There are three guests, and none of them really offer anything at all. Big Boi’s verse is as good as you’d expect a Big Boi verse to be, but it feels completely misplaced after Killer Mike and El-P spend the preceding 2 minutes trading machine-gun-burst bars with each other; like he only appeared because he owes Killer Mike one. Until the Ribbon Breaks is added to the ever-growing list of no-name guest features who have a range of one note brought in to sing hooks on El-P-related albums who you will likely never hear from again (case in point: Until the Ribbon Breaks also released a single later that year and no one cared) and spends way too much time singing that non-existent hook. Finally, everyone’s jumping up and down to hear from more Prince Paul, but really, half of the lines he contributes in his in-track skits on “Twin Hype Back” give me the case of the bad eyerolls. Does anyone really find a line like “I love to make love to your booty (…huge…pause…) HOLE!” funny? At fucking all? Hahaha, he wants to give a “tongue kiss” to your “hot pocket.”Whatever. The only remotely humourous lines he offers are the ones where he uses Uno cards and a Segway to pick up girls.

But I’m still giving this a B because some great stuff does happen: El-P and Killer Mike play off each other wonderfully on the title track and opener (El-P: “Sounds I make are the sounds of the hounds / That are howling, under your bed I’m here growling / Same time under the blanket you’re cowering”; Killer Mike: “Covering like cowards cowering on / Concrete showers in Rikers Island”); El-P manages to match Killer Mike flow-wise on the last verse of that same song and actually beats him (“In a urn or the dirty get tossed in / With a grin or a smirk get accosted / I’m a sin on the verse like a kid in a hearse / Or a nun in a cum shot, stop it”); the outro to “Run the Jewels” where a horn/saxophone comes in underneath everything else is easily the best production on the album. Meanwhile, Killer Mike manages to end a lot of verses with equal parts hilarity and menace. The most examples come from “Banana Clipper”’s “Producer gave me a beat, said it’s the beat of the year / I said El-P didn’t do it, so get the fuck outta here,” “Or worse yet be the reason your girl want a divorce / Be at your crib with your kids saying ‘Fuck your fort, lil nigga!” and “I sent they mom a little cash and a sympathy letter / Told her she raised a bunch of fuck boys, next time do better, BITCH.” But elsewhere, you have “Run the Jewels”’s “I’ll pull this pistol / Put it on your poodle or your fuckin baby / She clutched the pearls, said “What in the world!” / And “I won’t give up shit!” / I put the pistol on that poodle / And I shot that bitch” to “Twin Hype Back”’s “I’m fat but I dress nice and bitches finesse Mike / They suck the dick and squeeze on my belly like bagpipes” to “Get It”’s “I’mma be in Catholic confessions professing depression / I’m chin checking, chill stressing, on your button I’m pressing / Mike’ll fuck a rapper’s life up like Mo’Nique did to Precious.”

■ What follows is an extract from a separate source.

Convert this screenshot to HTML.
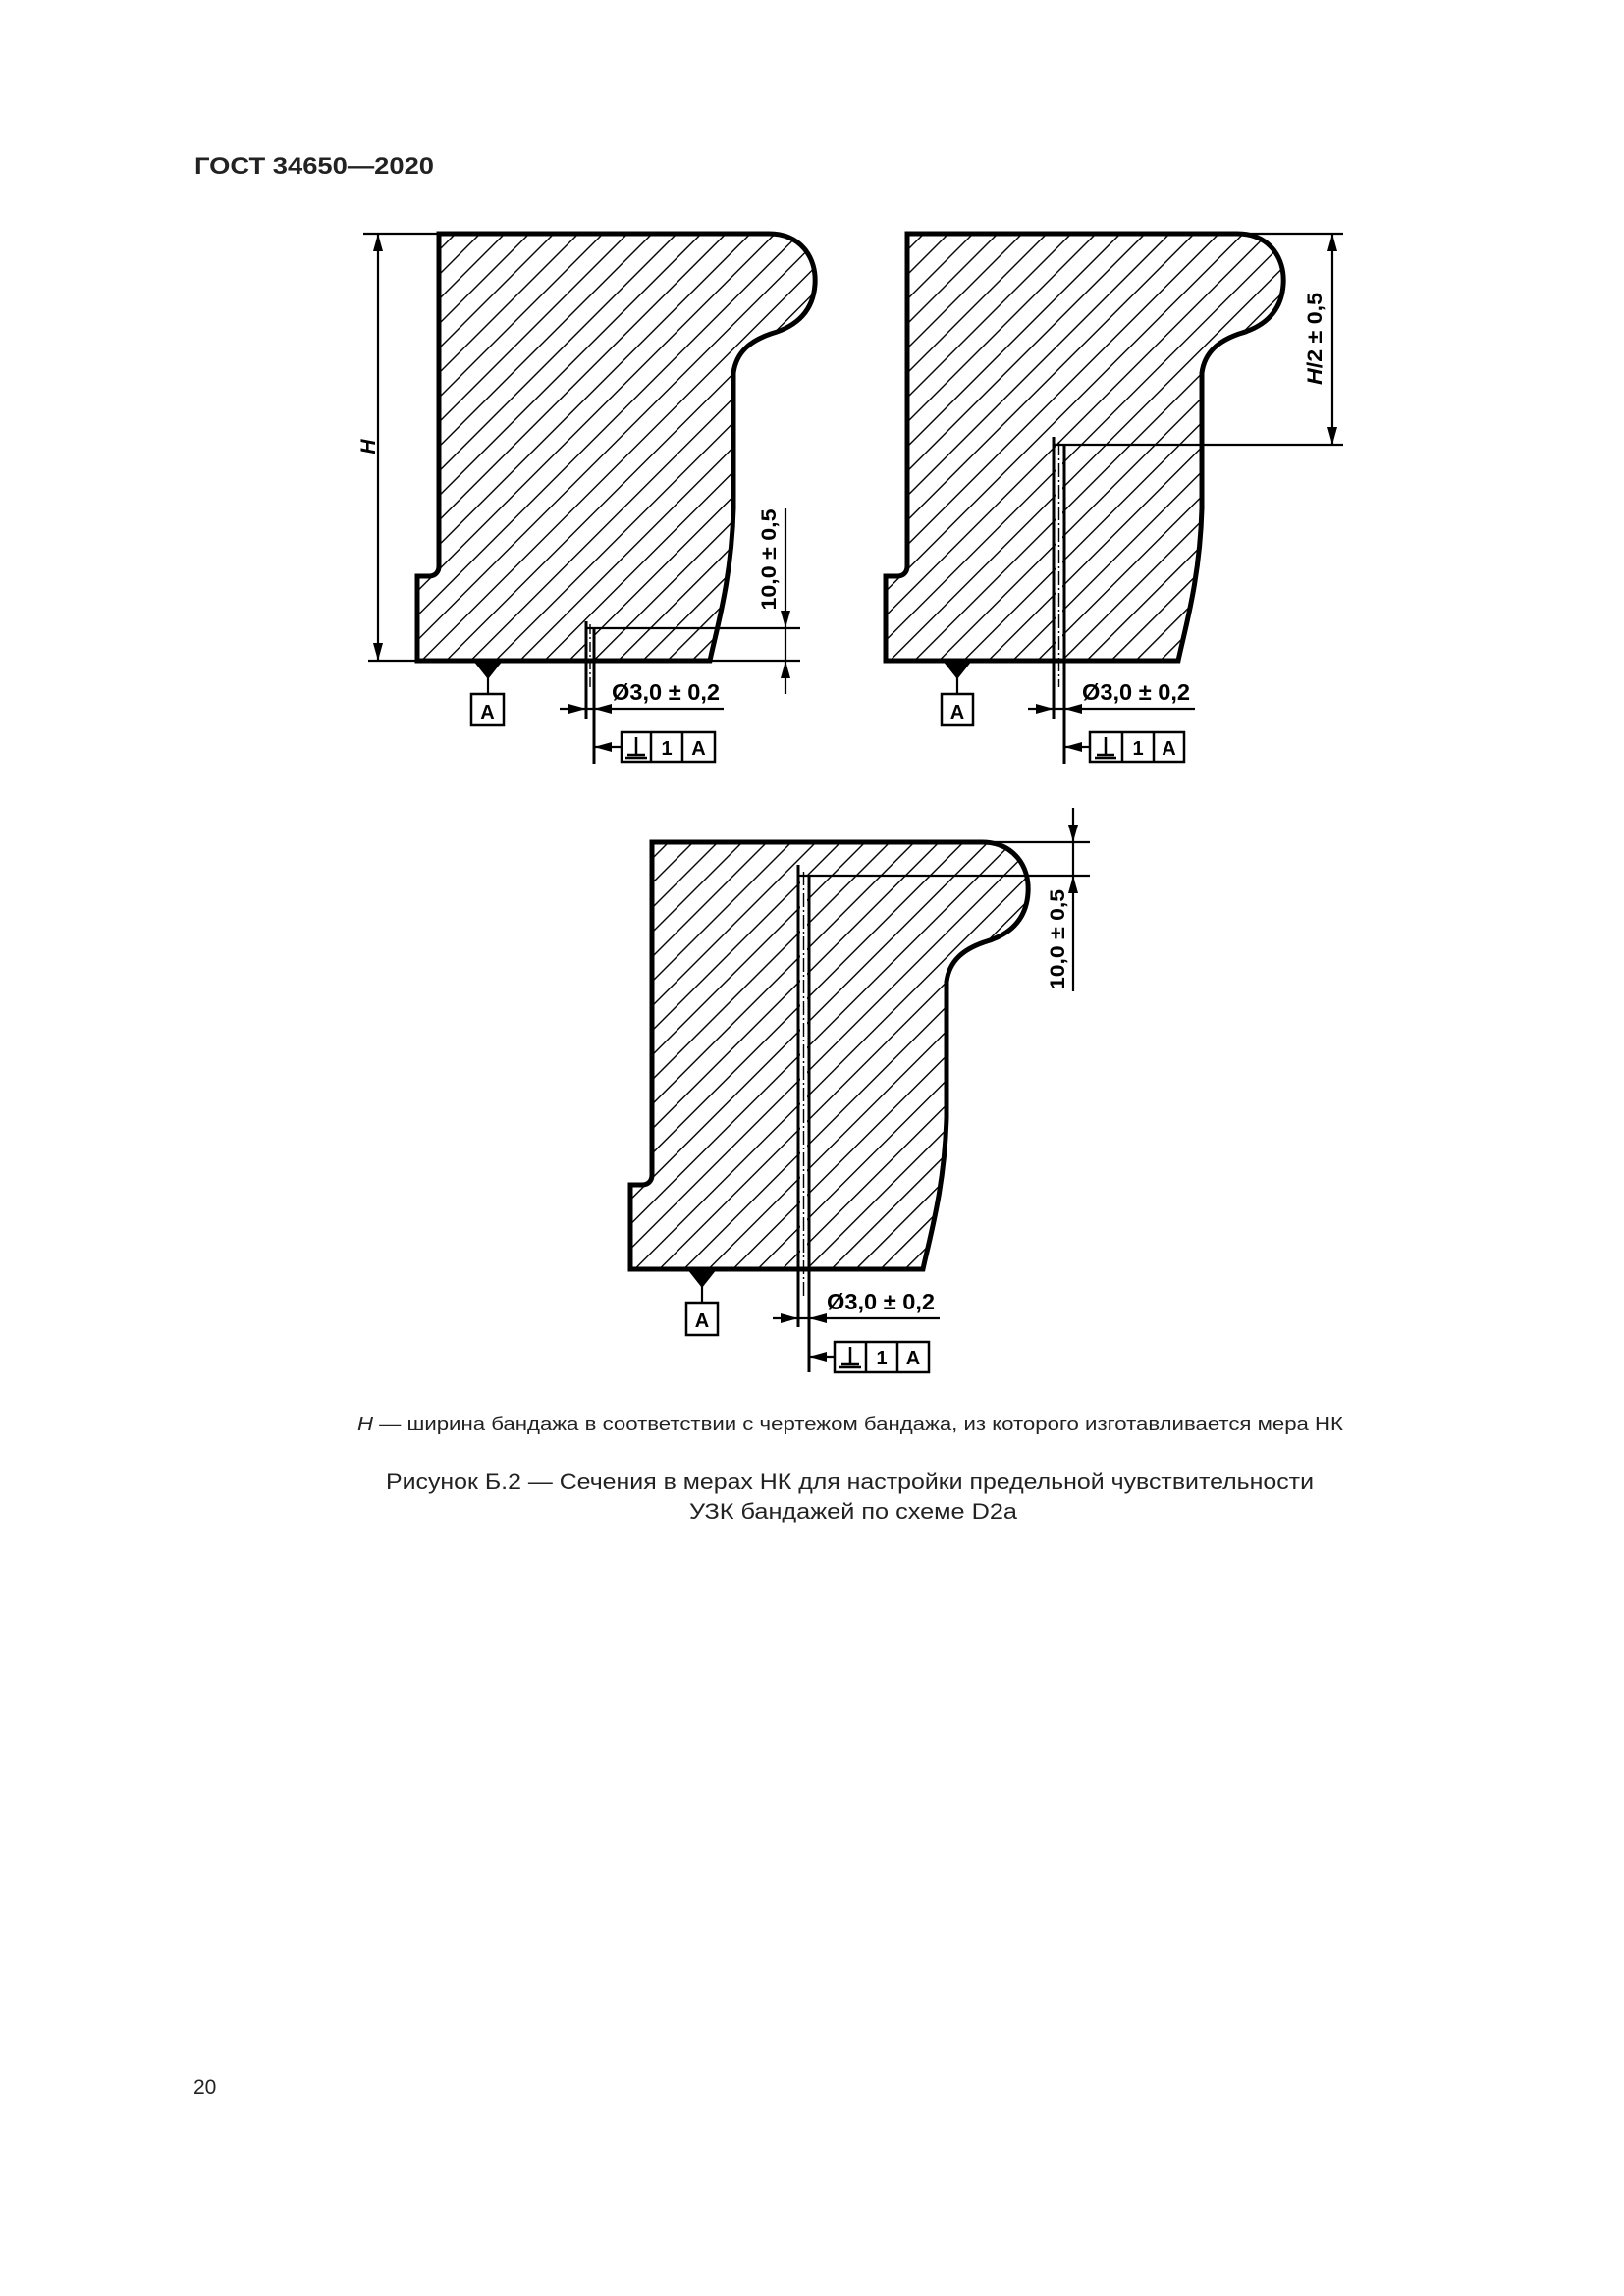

But the best verse on the album is Killer Mike’s verse on “No Come Down” where El-P’s tailors the beat not just to fit well with Killer Mike’s flow, but with the subject matter as well, getting more and more fucked up as Killer Mike consumes more and more drugs; “Right before we popped 3 caps and 3 stems / She popped that molly, rocked my body, I fly high and my co-pilot / Psilocybin, got me slidin, slipping into another dimension … In that lifetime we couldn’t have each other / So we killed ourselves and it killed our mother / True romance, in one lap dance / I was in my future, my present and past.”